FDIC to Take Legal Action against Former SVB Executives
FDIC Chair Martin J. Gruenberg endorsed a request for authority to sue six former officers and eleven former directors of Silicon Valley Bank ("SVB"), citing their role in the bank's collapse and the $23 billion in financial losses incurred by the Deposit Insurance Fund.
In a statement at the FDIC Board of Directors meeting, Mr. Gruenberg highlighted the findings from an FDIC investigation, including specific failures in SVB's risk management and decision-making during the relevant period. These included multiple breaches of fiduciary duty and risk management failures which exposed the bank to unnecessary risks. Mr. Gruenberg alleged:
- Mismanagement of the Held-to-Maturity Portfolio, asserting that SVB leadership concentrated investments in long-dated securities, exposing SVB to significant interest rate risk. He said this over-concentration was far greater than ordinary for peer banks and ignored key internal risk metrics designed to limit exposure.
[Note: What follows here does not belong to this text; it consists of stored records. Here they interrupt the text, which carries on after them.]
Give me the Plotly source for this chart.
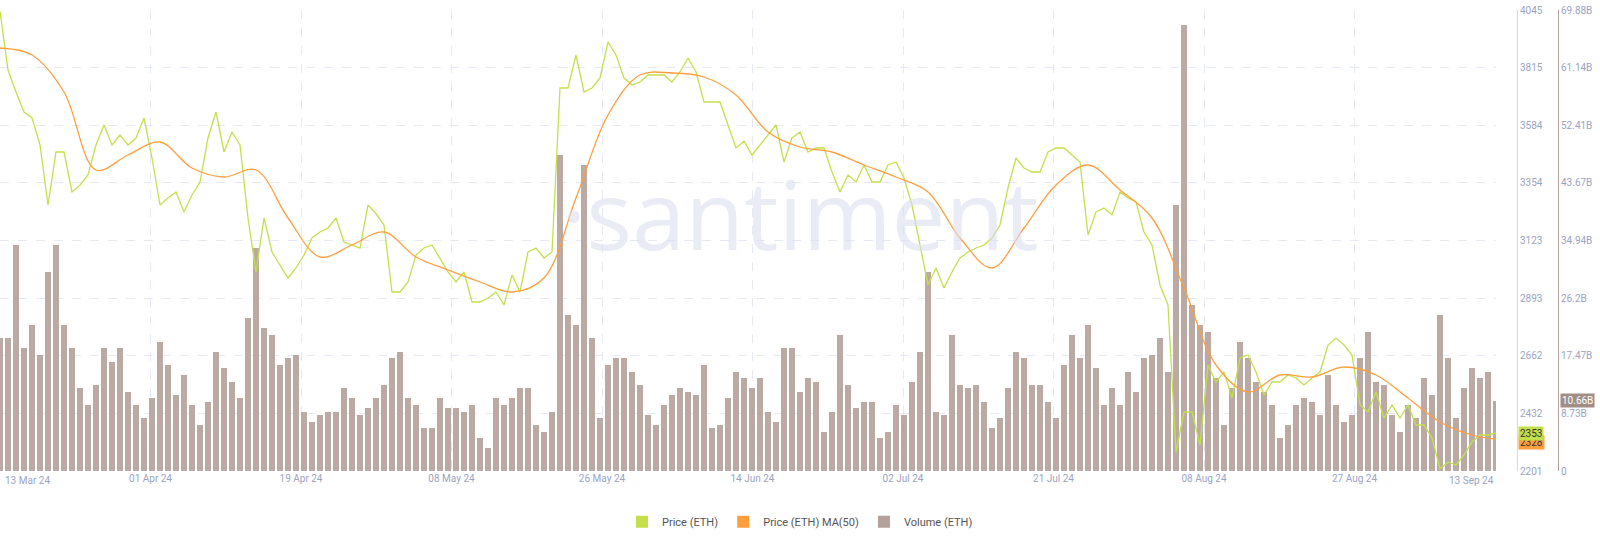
import plotly.graph_objects as go
import pandas as pd

start, end = "2024-03-13", "2024-09-13"

price = [4040, 3805, 3717, 3637, 3613, 3505, 3265, 3477, 3477, 3317, 3345, 3385, 3505, 3585, 3505, 3545,
         3505, 3533, 3613, 3453, 3265, 3293, 3317, 3237, 3305, 3357, 3533, 3637, 3477, 3557, 3505, 3213,
         2997, 3213, 3077, 3025, 2973, 3013, 3065, 3133, 3157, 3173, 3213, 3117, 3105, 3093, 3265,
         3230, 3185, 2917, 2917, 2957, 3065, 3093, 3105, 3053, 2997, 2957, 2997, 2877, 2877, 2893, 2917,
         2865, 2985, 2917, 3077, 3093, 3053, 3077, 3733, 3733, 3865, 3717, 3733, 3773, 3917, 3865, 3773,
         3745, 3757, 3785, 3785, 3785, 3757, 3797, 3853, 3797, 3677, 3677, 3677, 3585, 3493,
         3520, 3465, 3505, 3545, 3585, 3437, 3533, 3557, 3477, 3493, 3493, 3397, 3317, 3385, 3357, 3425,
         3357, 3357, 3425, 3437, 3373, 3265, 3105, 2945, 3013, 2933, 2997, 3053, 3077, 3093, 3105, 3133,
         3185, 3333, 3453, 3413, 3397, 3397, 3477, 3493, 3493, 3465, 3437, 3145, 3237, 3253, 3225,
         3317, 3293, 3277, 3157, 3105, 2945, 2865, 2277, 2437, 2437, 2305, 2625, 2557, 2597, 2493, 2653,
         2665, 2597, 2505, 2557, 2557, 2585, 2573, 2545, 2573, 2597, 2705, 2733, 2705, 2665, 2465, 2437,
         2517, 2413, 2465, 2413, 2465, 2385, 2385, 2333, 2210, 2237, 2225, 2265, 2317, 2345, 2345, 2353]

ma50 = [3893, 3865, 3717, 3405, 3465, 3517, 3413, 3377, 3405, 3213, 3057, 3105,
        3157, 3057, 3005, 2957, 2917, 2973, 3293, 3625, 3785, 3793, 3777, 3705,
        3557, 3497, 3477, 3425, 3377, 3317, 3133, 3013, 3173, 3345, 3425, 3325,
        3213, 2933, 2625, 2517, 2585, 2577, 2617, 2585, 2493, 2397, 2345, 2328]

volume_b = [20.2, 20.2, 34.3, 18.6, 22.1, 17.6, 30.2, 34.3, 22.1, 18.6, 12.6, 10.0, 13.0, 18.6, 16.5, 18.6,
            12.0, 10.0, 8.0, 11.1, 19.6, 16.1, 11.5, 14.6, 10.0, 7.0, 10.5, 18.0, 15.6, 13.5, 11.1, 23.2,
            33.8, 21.7, 20.6, 16.1, 17.1, 17.6, 8.9, 7.4, 8.5, 8.9, 8.9, 12.6, 11.1, 8.5, 9.6,
            11.1, 13.0, 17.1, 18.0, 11.1, 10.0, 6.5, 6.5, 11.1, 9.6, 9.6, 8.9, 10.0, 5.0, 3.5, 11.1,
            10.0, 11.1, 12.6, 12.6, 7.0, 5.9, 8.9, 47.9, 23.6, 22.1, 46.4, 20.2, 8.0, 16.1, 17.1, 17.1,
            15.0, 13.0, 8.5, 7.0, 10.0, 11.5, 12.6, 12.0, 11.5, 16.1, 6.5, 7.0, 11.1, 15.0, 14.1,
            12.6, 14.1, 8.9, 7.4, 18.6, 18.6, 12.0, 14.1, 13.5, 5.9, 8.9, 20.6, 13.0, 9.6, 10.5, 10.5,
            5.0, 5.9, 10.0, 8.5, 13.5, 18.0, 30.2, 8.9, 8.5, 20.6, 13.0, 12.6, 13.0, 10.5, 6.5, 8.0,
            12.6, 18.0, 17.1, 13.0, 13.0, 10.5, 8.0, 16.1, 20.6, 17.1, 22.1, 15.6, 10.0, 12.6,
            10.0, 15.0, 12.0, 17.1, 17.6, 20.2, 15.0, 40.3, 67.6, 25.2, 22.1, 21.1, 14.1, 7.0, 12.6, 19.6,
            17.1, 13.5, 12.0, 10.0, 5.0, 7.0, 10.0, 11.1, 10.5, 8.5, 14.6, 10.0, 7.4, 8.5, 17.1, 21.1,
            13.5, 13.0, 8.5, 5.9, 10.0, 8.0, 14.1, 11.5, 23.6, 17.1, 8.0, 12.6, 15.6, 14.1, 15.0, 10.66]

tick_labels = ["13 Mar 24", "01 Apr 24", "19 Apr 24", "08 May 24", "26 May 24", "14 Jun 24",
               "02 Jul 24", "21 Jul 24", "08 Aug 24", "27 Aug 24", "13 Sep 24"]
price_ticks = [2201, 2432, 2662, 2893, 3123, 3354, 3584, 3815, 4045]
vol_tick_text = ["0", "8.73B", "17.47B", "26.2B", "34.94B", "43.67B", "52.41B", "61.14B", "69.88B"]

dates = pd.date_range(start, end, periods=len(price))
ma_dates = list(dates[::4]) + [dates[-1]]
vol = [v * 1e9 for v in volume_b]
t0, t1 = pd.Timestamp(start), pd.Timestamp(end)
span = t1 - t0
tick_dates = [t0 + span * (i * 150.5 / 1496) for i in range(1, 10)]

GREEN, ORANGE, BROWN = "#c3e04c", "#ff9e3d", "#b3a19a"
GRID = "#e6e8f3"
TXT = "#9aa3bf"

fig = go.Figure()
fig.add_trace(go.Bar(x=dates, y=vol, yaxis="y", marker=dict(color=BROWN, line=dict(width=0)),
                     width=span.total_seconds() * 1000 / len(price) * 0.8, showlegend=False, opacity=0.9))
fig.add_trace(go.Scatter(x=dates, y=price, yaxis="y2", mode="lines", line=dict(color=GREEN, width=1.3),
                         showlegend=False))
fig.add_trace(go.Scatter(x=ma_dates, y=ma50, yaxis="y2", mode="lines", line=dict(color=ORANGE, width=1.3, shape="spline"),
                         showlegend=False))
for name, c in [("Price (ETH)", GREEN), ("Price (ETH) MA(50)", ORANGE), ("Volume (ETH)", BROWN)]:
    fig.add_trace(go.Scatter(x=[None], y=[None], mode="markers", name=name, yaxis="y2",
                             marker=dict(symbol="square", size=9, color=c)))

fig.update_layout(
    width=1600, height=541, paper_bgcolor="white", plot_bgcolor="white",
    margin=dict(l=0, r=0, t=10, b=70), bargap=0,
    font=dict(family="Roboto, sans-serif", size=10, color=TXT),
    xaxis=dict(domain=[0, 1496 / 1600], range=[t0, t1], tickvals=tick_dates, ticktext=tick_labels[1:10],
               showgrid=True, gridcolor=GRID, griddash="dash", showline=False, zeroline=False,
               ticks="", tickfont=dict(size=10, color=TXT)),
    yaxis=dict(range=[0, 69.88e9], tickvals=[float(t.rstrip("B") or 0) * 1e9 for t in vol_tick_text],
               ticktext=vol_tick_text, side="right", anchor="free", position=1558 / 1600,
               showgrid=False, zeroline=False, showline=True, linecolor="#b3a19a", linewidth=1,
               tickfont=dict(size=10, color=TXT)),
    yaxis2=dict(range=[2201, 4045], tickvals=price_ticks, overlaying="y", side="right", anchor="free",
                position=1517 / 1600, showgrid=True, gridcolor=GRID, griddash="dash", zeroline=False,
                showline=True, linecolor="#d9ec7a", linewidth=1, tickfont=dict(size=10, color=TXT)),
    legend=dict(orientation="h", x=0.5, xanchor="center", y=-0.11, yanchor="middle",
                font=dict(size=11, color="#555"), itemsizing="constant"),
)
fig.add_annotation(text="·santiment", xref="paper", yref="paper", x=0.5, y=0.56,
                   showarrow=False, font=dict(size=96, color="rgba(218,221,238,0.6)", family="Open Sans"))
fig.add_annotation(text="13 Mar 24", xref="paper", yref="paper", x=0.002, xanchor="left", y=-0.005,
                   yanchor="top", showarrow=False, font=dict(size=10, color=TXT))
fig.add_annotation(text="13 Sep 24", xref="x", yref="paper", x=t1, xanchor="right", y=-0.005,
                   yanchor="top", showarrow=False, font=dict(size=10, color=TXT))
fig.add_annotation(text=str(ma50[-1]), xref="paper", yref="y2", x=1518 / 1600, y=2317, xanchor="left",
                   showarrow=False, bgcolor=ORANGE, font=dict(size=10, color="#333"), borderpad=1)
fig.add_annotation(text=str(price[-1]), xref="paper", yref="y2", x=1518 / 1600, y=2353, xanchor="left",
                   showarrow=False, bgcolor=GREEN, font=dict(size=10, color="#333"), borderpad=1)
fig.add_annotation(text=f"{volume_b[-1]}B", xref="paper", yref="y", x=1560 / 1600, y=vol[-1], xanchor="left",
                   showarrow=False, bgcolor="#a08d86", font=dict(size=10, color="white"), borderpad=1)

fig.write_html("out.html", config={"displayModeBar": False},
               post_script="document.body.style.margin='0';document.body.style.overflow='hidden';")
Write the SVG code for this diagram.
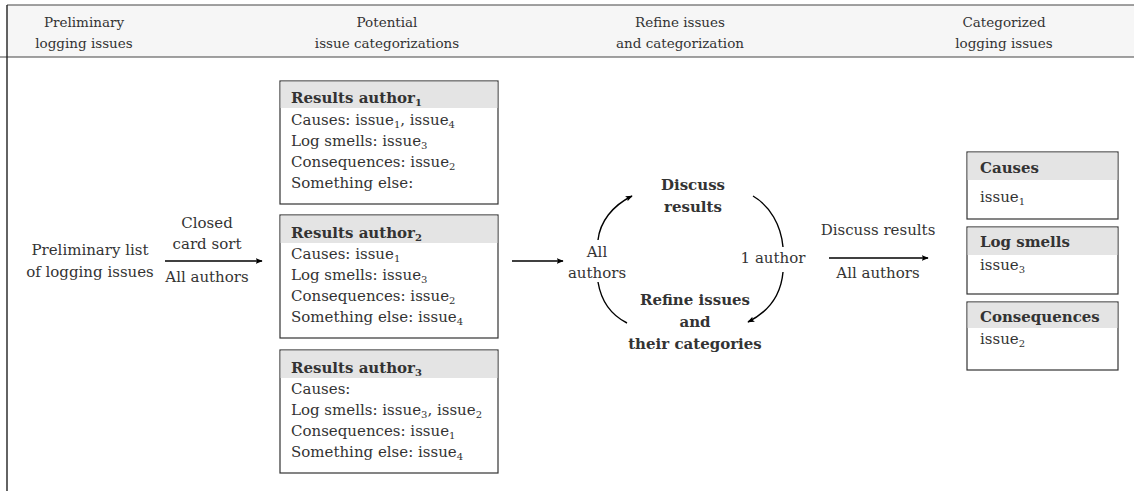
<svg xmlns="http://www.w3.org/2000/svg" width="1134" height="491" viewBox="0 0 1134 491">
<style>
text{font-family:"DejaVu Serif","Liberation Serif",serif;fill:#333;font-size:15px}
.hd{font-size:13.5px;text-anchor:middle}
.c{text-anchor:middle}
.b{font-weight:bold}
.box{fill:#fff;stroke:#333;stroke-width:1.2}
.bh{fill:#e4e4e4}
.ln{fill:none;stroke:#000;stroke-width:1.4}
.sb{font-size:10px}
</style>
<defs>
<marker id="ah" viewBox="0 0 10 10" refX="9" refY="5" markerWidth="7" markerHeight="7" orient="auto" markerUnits="userSpaceOnUse">
<path d="M0,1 L10,5 L0,9 L2,5 z" fill="#000"/>
</marker>
</defs>
<g id="header">
<rect x="7" y="5" width="1127" height="52" fill="#f6f6f6"/>
<line x1="7" y1="5" x2="1134" y2="5" stroke="#444" stroke-width="1.2"/>
<line x1="0" y1="57" x2="1134" y2="57" stroke="#444" stroke-width="1.2"/>
<line x1="7" y1="5" x2="7" y2="491" stroke="#222" stroke-width="1.4"/>
<text class="hd" x="84" y="27">Preliminary</text>
<text class="hd" x="84" y="48">logging issues</text>
<text class="hd" x="387" y="27">Potential</text>
<text class="hd" x="387" y="48">issue categorizations</text>
<text class="hd" x="680" y="27">Refine issues</text>
<text class="hd" x="680" y="48">and categorization</text>
<text class="hd" x="1004" y="27">Categorized</text>
<text class="hd" x="1004" y="48">logging issues</text>
</g>
<g id="prelim">
<text class="c" x="90" y="255">Preliminary list</text>
<text class="c" x="90" y="277">of logging issues</text>
</g>
<g id="author1">
<rect class="box" x="280" y="81" width="218" height="123"/>
<rect class="bh" x="280.6" y="81.6" width="216.8" height="26.4"/>
<text class="b" x="291" y="103">Results author<tspan class="sb" dy="3">1</tspan></text>
<text x="291" y="125">Causes: issue<tspan class="sb" dy="3">1</tspan><tspan dy="-3">, issue</tspan><tspan class="sb" dy="3">4</tspan></text>
<text x="291" y="146">Log smells: issue<tspan class="sb" dy="3">3</tspan></text>
<text x="291" y="167">Consequences: issue<tspan class="sb" dy="3">2</tspan></text>
<text x="291" y="188">Something else:</text>
</g>
<g id="author2">
<rect class="box" x="280" y="215" width="218" height="123"/>
<rect class="bh" x="280.6" y="215.6" width="216.8" height="27.4"/>
<text class="b" x="291" y="238">Results author<tspan class="sb" dy="3">2</tspan></text>
<text x="291" y="259">Causes: issue<tspan class="sb" dy="3">1</tspan></text>
<text x="291" y="280">Log smells: issue<tspan class="sb" dy="3">3</tspan></text>
<text x="291" y="301">Consequences: issue<tspan class="sb" dy="3">2</tspan></text>
<text x="291" y="322">Something else: issue<tspan class="sb" dy="3">4</tspan></text>
</g>
<g id="author3">
<rect class="box" x="280" y="350" width="218" height="123"/>
<rect class="bh" x="280.6" y="350.6" width="216.8" height="27.4"/>
<text class="b" x="291" y="373">Results author<tspan class="sb" dy="3">3</tspan></text>
<text x="291" y="394">Causes:</text>
<text x="291" y="415">Log smells: issue<tspan class="sb" dy="3">3</tspan><tspan dy="-3">, issue</tspan><tspan class="sb" dy="3">2</tspan></text>
<text x="291" y="436">Consequences: issue<tspan class="sb" dy="3">1</tspan></text>
<text x="291" y="457">Something else: issue<tspan class="sb" dy="3">4</tspan></text>
</g>
<g id="discuss">
<text class="c b" x="693" y="190">Discuss</text>
<text class="c b" x="693" y="212">results</text>
</g>
<g id="refine">
<text class="c b" x="695" y="305">Refine issues</text>
<text class="c b" x="695" y="327">and</text>
<text class="c b" x="695" y="349">their categories</text>
</g>
<g id="cat-causes">
<rect class="box" x="967" y="152" width="151" height="67"/>
<rect class="bh" x="967.6" y="152.6" width="149.8" height="27.4"/>
<text class="b" x="980" y="173">Causes</text>
<text x="980" y="202">issue<tspan class="sb" dy="3">1</tspan></text>
</g>
<g id="cat-smells">
<rect class="box" x="967" y="227" width="151" height="67"/>
<rect class="bh" x="967.6" y="227.6" width="149.8" height="27.4"/>
<text class="b" x="980" y="247">Log smells</text>
<text x="980" y="270">issue<tspan class="sb" dy="3">3</tspan></text>
</g>
<g id="cat-conseq">
<rect class="box" x="967" y="302" width="151" height="68"/>
<rect class="bh" x="967.6" y="302.6" width="149.8" height="25.4"/>
<text class="b" x="980" y="322">Consequences</text>
<text x="980" y="344">issue<tspan class="sb" dy="3">2</tspan></text>
</g>
<g id="connectors">
<line class="ln" x1="165" y1="261" x2="262" y2="261" marker-end="url(#ah)"/>
<text class="c" x="207" y="228">Closed</text>
<text class="c" x="207" y="249">card sort</text>
<text class="c" x="207" y="282">All authors</text>
<line class="ln" x1="512" y1="261" x2="563" y2="261" marker-end="url(#ah)"/>
<text class="c" x="597" y="257">All</text>
<text class="c" x="597" y="278">authors</text>
<path class="ln" d="M598,240 C600,222 612,206 632,196" marker-end="url(#ah)"/>
<path class="ln" d="M598,282 C601,300 611,315 627,323"/>
<path class="ln" d="M753,196 C770,206 781,225 783,247"/>
<path class="ln" d="M783,272 C781,295 768,312 748,322" marker-end="url(#ah)"/>
<text class="c" x="773" y="263">1 author</text>
<line class="ln" x1="829" y1="258" x2="928" y2="258" marker-end="url(#ah)"/>
<text class="c" x="878" y="235">Discuss results</text>
<text class="c" x="878" y="278">All authors</text>
</g>
</svg>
- Hedge Removal in the Available-for-Sale Portfolio, asserting that SVB officers made the decision to eliminate interest rate hedges during a rising rate environment. He said this action left the bank unprotected from the sharp declines in asset values.
- Imprudent Dividend Payments, asserting that the SVB Board wrongly approved a dividend payment from SVB to its holding company, SVB Financial Group, even as the bank's financial condition deteriorated.
Mr. Gruenberg emphasized the FDIC's responsibility to recover these losses, stating that "it is vital that Bank leadership be held accountable for their failures."